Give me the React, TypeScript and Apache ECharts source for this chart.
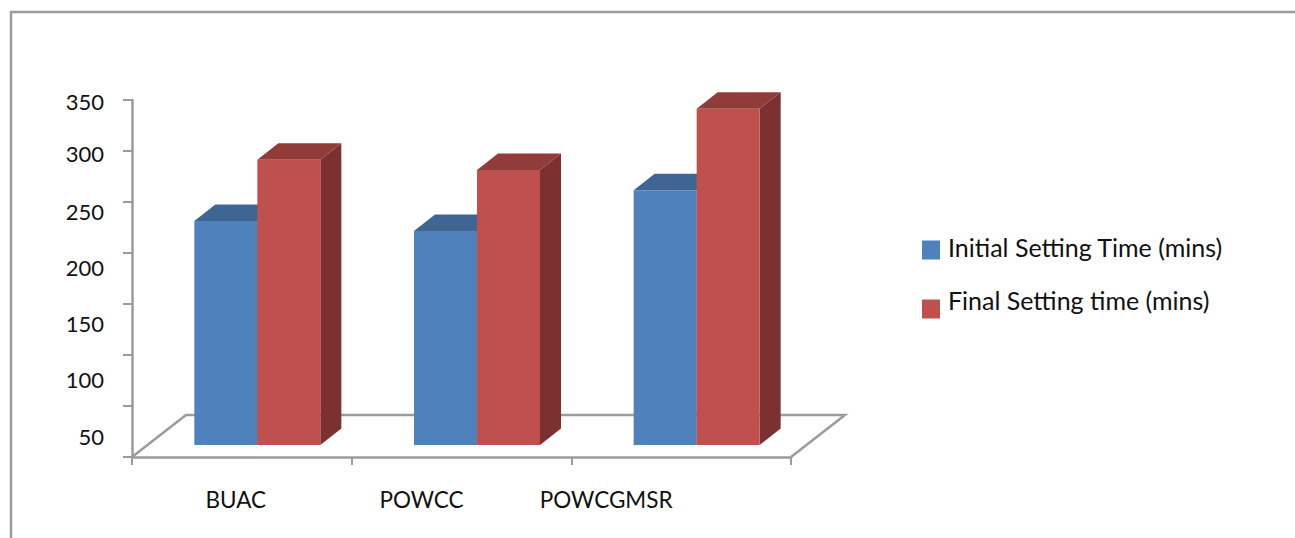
import React, { useEffect, useRef } from "react";
import * as echarts from "echarts";

const categories = ["BUAC", "POWCC", "POWCGMSR"];
const initialSetting = [230, 220, 260];
const finalSetting = [290, 280, 340];
const seriesNames = ["Initial Setting Time (mins)", "Final Setting time (mins)"];
const tickValues = [350, 300, 250, 200, 150, 100, 50];

// Vertical drift of each y label below its tick, in px.
const yLabelDrift: Record<number, number> = { 350: 1, 300: 2, 250: 9, 200: 14, 150: 19, 100: 24, 50: 30 };
// Horizontal drift of each category label to the left of its band centre, in px.
const xLabelDrift = [6, 40, 75];

const FONT = "Lato";
const GREY = "#9b9b9b";
const BLUE = { front: "#4f81bd", top: "#3f6593", side: "#385d8a" };
const RED = { front: "#c0504d", top: "#923c3a", side: "#7c302f" };
const BAR_W = 63;
const DEPTH_X = 21;
const DEPTH_Y = 16.5;
const FLOOR_LIFT = 12;
const TOP_LIFT = 1.5;
const BAND_SHIFT = 15.5;

// Extruded bar: front face, top face and right side face.
function bar3d(colors: typeof BLUE, side: -1 | 1) {
  return (_params: any, api: any) => {
    const idx = api.value(0);
    const [cx, top] = api.coord([idx, api.value(1)]);
    const [, zero] = api.coord([idx, 0]);
    const x0 = cx + BAND_SHIFT + (side < 0 ? -BAR_W : 0);
    const x1 = x0 + BAR_W;
    const y0 = top - TOP_LIFT;
    const y1 = zero - FLOOR_LIFT;
    return {
      type: "group",
      children: [
        {
          type: "polygon",
          shape: { points: [[x1, y0], [x1 + DEPTH_X, y0 - DEPTH_Y], [x1 + DEPTH_X, y1 - DEPTH_Y], [x1, y1]] },
          style: { fill: colors.side },
        },
        {
          type: "polygon",
          shape: { points: [[x0, y0], [x0 + DEPTH_X, y0 - DEPTH_Y], [x1 + DEPTH_X, y0 - DEPTH_Y], [x1, y0]] },
          style: { fill: colors.top },
        },
        { type: "rect", shape: { x: x0, y: y0, width: BAR_W, height: y1 - y0 }, style: { fill: colors.front } },
      ],
    };
  };
}

export default function App() {
  const ref = useRef<HTMLDivElement>(null);

  useEffect(() => {
    document.body.style.margin = "0";
    const chart = echarts.init(ref.current!, null, { renderer: "svg" });

    const yRich: Record<string, any> = {};
    tickValues.forEach((v) => {
      yRich["v" + v] = {
        fontFamily: FONT,
        fontSize: 22,
        color: "#111",
        padding: [yLabelDrift[v] * 2, 0, 0, 0],
      };
    });
    const xRich: Record<string, any> = {};
    categories.forEach((_c, i) => {
      xRich["c" + i] = {
        fontFamily: FONT,
        fontSize: 22.5,
        color: "#111",
        padding: [0, xLabelDrift[i] * 2, 0, 0],
      };
    });

    chart.setOption({
      animation: false,
      backgroundColor: "#ffffff",
      grid: { left: 132, top: 100, width: 659, height: 357 },
      xAxis: {
        type: "category",
        data: categories,
        axisLine: { lineStyle: { color: GREY, width: 2.5 } },
        axisTick: { show: true, length: 8, alignWithLabel: false, interval: 0, lineStyle: { color: GREY, width: 2 } },
        axisLabel: {
          margin: 31,
          interval: 0,
          formatter: (value: string) => `{c${categories.indexOf(value)}|${value}}`,
          rich: xRich,
        },
      },
      yAxis: {
        type: "value",
        min: 0,
        max: 350,
        interval: 50,
        splitLine: { show: false },
        axisLine: { show: true, lineStyle: { color: GREY, width: 2.5 } },
        axisTick: { show: true, length: 9, lineStyle: { color: GREY, width: 2 } },
        axisLabel: {
          margin: 28,
          formatter: (value: number) => (value === 0 ? "" : `{v${value}|${value}}`),
          rich: yRich,
        },
      },
      legend: {
        orient: "vertical",
        left: 922,
        top: 234,
        padding: 0,
        itemWidth: 18,
        itemHeight: 19,
        itemGap: 28,
        icon: "rect",
        selectedMode: false,
        formatter: (name: string) => (name === seriesNames[0] ? `{a|${name}}` : `{b|${name}}`),
        textStyle: {
          rich: {
            a: { fontFamily: FONT, fontSize: 25, color: "#111", padding: [0, 0, 7, 3] },
            b: { fontFamily: FONT, fontSize: 25, color: "#111", padding: [0, 0, 18, 3] },
          },
        },
        data: seriesNames,
      },
      graphic: [
        {
          type: "polyline",
          z: 0,
          shape: { points: [[11, 538], [11, 12], [1295, 12]] },
          style: { stroke: GREY, lineWidth: 2.5, fill: "none" },
        },
        {
          type: "polyline",
          z: 0,
          shape: { points: [[132, 457], [186, 415], [845, 415], [791, 457]] },
          style: { stroke: GREY, lineWidth: 2.5, fill: "none" },
        },
      ],
      series: [
        {
          name: seriesNames[0],
          type: "custom",
          z: 5,
          itemStyle: { color: BLUE.front },
          renderItem: bar3d(BLUE, -1),
          encode: { x: 0, y: 1 },
          data: initialSetting.map((v, i) => [i, v]),
        },
        {
          name: seriesNames[1],
          type: "custom",
          z: 6,
          itemStyle: { color: RED.front },
          renderItem: bar3d(RED, 1),
          encode: { x: 0, y: 1 },
          data: finalSetting.map((v, i) => [i, v]),
        },
      ],
    });

    return () => chart.dispose();
  }, []);

  return <div ref={ref} style={{ width: 1295, height: 538 }} />;
}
══════
Print out the whole of the material word for word, without pictures.

- _Response to the task_:
Give me the React, TypeScript and Apache ECharts source for this chart.
import React, { useEffect, useRef } from "react";
import * as echarts from "echarts";

const categories = ["BUAC", "POWCC", "POWCGMSR"];
const initialSetting = [230, 220, 260];
const finalSetting = [290, 280, 340];
const seriesNames = ["Initial Setting Time (mins)", "Final Setting time (mins)"];
const tickValues = [350, 300, 250, 200, 150, 100, 50];

// Vertical drift of each y label below its tick, in px.
const yLabelDrift: Record<number, number> = { 350: 1, 300: 2, 250: 9, 200: 14, 150: 19, 100: 24, 50: 30 };
// Horizontal drift of each category label to the left of its band centre, in px.
const xLabelDrift = [6, 40, 75];

const FONT = "Lato";
const GREY = "#9b9b9b";
const BLUE = { front: "#4f81bd", top: "#3f6593", side: "#385d8a" };
const RED = { front: "#c0504d", top: "#923c3a", side: "#7c302f" };
const BAR_W = 63;
const DEPTH_X = 21;
const DEPTH_Y = 16.5;
const FLOOR_LIFT = 12;
const TOP_LIFT = 1.5;
const BAND_SHIFT = 15.5;

// Extruded bar: front face, top face and right side face.
function bar3d(colors: typeof BLUE, side: -1 | 1) {
  return (_params: any, api: any) => {
    const idx = api.value(0);
    const [cx, top] = api.coord([idx, api.value(1)]);
    const [, zero] = api.coord([idx, 0]);
    const x0 = cx + BAND_SHIFT + (side < 0 ? -BAR_W : 0);
    const x1 = x0 + BAR_W;
    const y0 = top - TOP_LIFT;
    const y1 = zero - FLOOR_LIFT;
    return {
      type: "group",
      children: [
        {
          type: "polygon",
          shape: { points: [[x1, y0], [x1 + DEPTH_X, y0 - DEPTH_Y], [x1 + DEPTH_X, y1 - DEPTH_Y], [x1, y1]] },
          style: { fill: colors.side },
        },
        {
          type: "polygon",
          shape: { points: [[x0, y0], [x0 + DEPTH_X, y0 - DEPTH_Y], [x1 + DEPTH_X, y0 - DEPTH_Y], [x1, y0]] },
          style: { fill: colors.top },
        },
        { type: "rect", shape: { x: x0, y: y0, width: BAR_W, height: y1 - y0 }, style: { fill: colors.front } },
      ],
    };
  };
}

export default function App() {
  const ref = useRef<HTMLDivElement>(null);

  useEffect(() => {
    document.body.style.margin = "0";
    const chart = echarts.init(ref.current!, null, { renderer: "svg" });

    const yRich: Record<string, any> = {};
    tickValues.forEach((v) => {
      yRich["v" + v] = {
        fontFamily: FONT,
        fontSize: 22,
        color: "#111",
        padding: [yLabelDrift[v] * 2, 0, 0, 0],
      };
    });
    const xRich: Record<string, any> = {};
    categories.forEach((_c, i) => {
      xRich["c" + i] = {
        fontFamily: FONT,
        fontSize: 22.5,
        color: "#111",
        padding: [0, xLabelDrift[i] * 2, 0, 0],
      };
    });

    chart.setOption({
      animation: false,
      backgroundColor: "#ffffff",
      grid: { left: 132, top: 100, width: 659, height: 357 },
      xAxis: {
        type: "category",
        data: categories,
        axisLine: { lineStyle: { color: GREY, width: 2.5 } },
        axisTick: { show: true, length: 8, alignWithLabel: false, interval: 0, lineStyle: { color: GREY, width: 2 } },
        axisLabel: {
          margin: 31,
          interval: 0,
          formatter: (value: string) => `{c${categories.indexOf(value)}|${value}}`,
          rich: xRich,
        },
      },
      yAxis: {
        type: "value",
        min: 0,
        max: 350,
        interval: 50,
        splitLine: { show: false },
        axisLine: { show: true, lineStyle: { color: GREY, width: 2.5 } },
        axisTick: { show: true, length: 9, lineStyle: { color: GREY, width: 2 } },
        axisLabel: {
          margin: 28,
          formatter: (value: number) => (value === 0 ? "" : `{v${value}|${value}}`),
          rich: yRich,
        },
      },
      legend: {
        orient: "vertical",
        left: 922,
        top: 234,
        padding: 0,
        itemWidth: 18,
        itemHeight: 19,
        itemGap: 28,
        icon: "rect",
        selectedMode: false,
        formatter: (name: string) => (name === seriesNames[0] ? `{a|${name}}` : `{b|${name}}`),
        textStyle: {
          rich: {
            a: { fontFamily: FONT, fontSize: 25, color: "#111", padding: [0, 0, 7, 3] },
            b: { fontFamily: FONT, fontSize: 25, color: "#111", padding: [0, 0, 18, 3] },
          },
        },
        data: seriesNames,
      },
      graphic: [
        {
          type: "polyline",
          z: 0,
          shape: { points: [[11, 538], [11, 12], [1295, 12]] },
          style: { stroke: GREY, lineWidth: 2.5, fill: "none" },
        },
        {
          type: "polyline",
          z: 0,
          shape: { points: [[132, 457], [186, 415], [845, 415], [791, 457]] },
          style: { stroke: GREY, lineWidth: 2.5, fill: "none" },
        },
      ],
      series: [
        {
          name: seriesNames[0],
          type: "custom",
          z: 5,
          itemStyle: { color: BLUE.front },
          renderItem: bar3d(BLUE, -1),
          encode: { x: 0, y: 1 },
          data: initialSetting.map((v, i) => [i, v]),
        },
        {
          name: seriesNames[1],
          type: "custom",
          z: 6,
          itemStyle: { color: RED.front },
          renderItem: bar3d(RED, 1),
          encode: { x: 0, y: 1 },
          data: finalSetting.map((v, i) => [i, v]),
        },
      ],
    });

    return () => chart.dispose();
  }, []);

  return <div ref={ref} style={{ width: 1295, height: 538 }} />;
}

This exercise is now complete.